The hands of about half the smartest people on Wall Street shot up.
“And how many think they’ll narrow?”
The other half — equally smart — raised their hands.
“Well,” she said. “That’s what makes a market.”
If they didn’t know, nobody could.
..it is hard to overstate the effect that securitisation has had on financial markets. Until the early 1980s, finance hewed to an “originate and hold” model. Banks generally held loans on their balance sheets to maturity; some debts were sold on loan-by-loan, but this market was small and lumpy.
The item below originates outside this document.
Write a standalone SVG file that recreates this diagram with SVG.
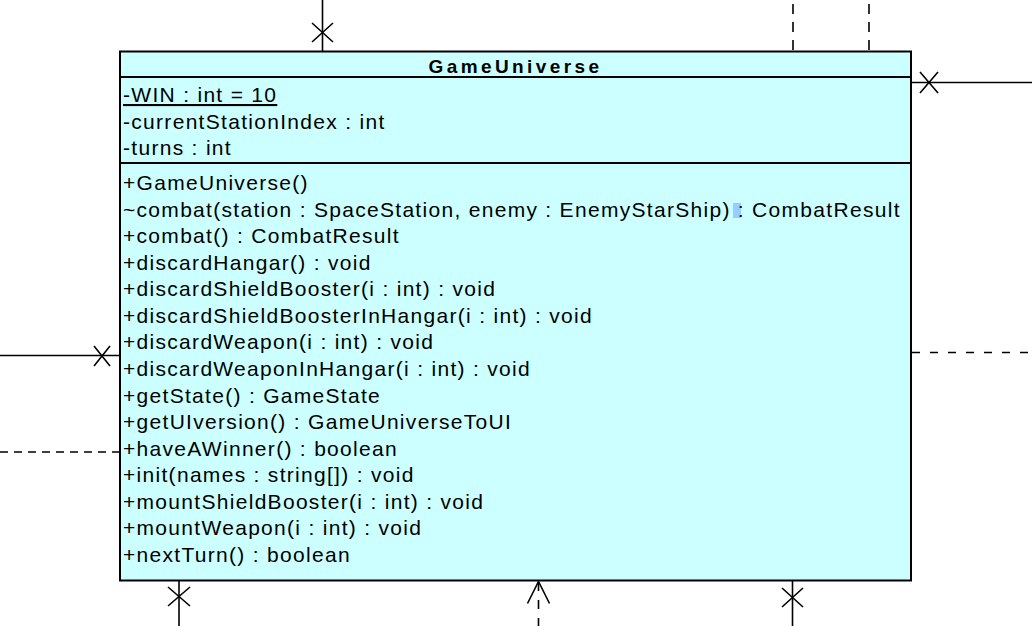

This began to give way to an “originate and distribute” model after America’s government-sponsored mortgage giants issued the first bonds with payments tied to the cash flows from large pools of loans.
Wall Street built on this innovation, and securitisation took off soon after, then paused before exploding in the 1990s.. It was given a lift by America’s savings-and-loan crisis, which encouraged mortgage lenders to jettison their riskier loans, and by new technologies, such as credit-scoring, that facilitated loan-pooling. Around 56% of America’s outstanding residential mortgages were packaged in this way, including more than two-thirds of the subprime loans issued in 2006. Thanks largely to securitisation, global private-debt securities are now far bigger than stockmarkets.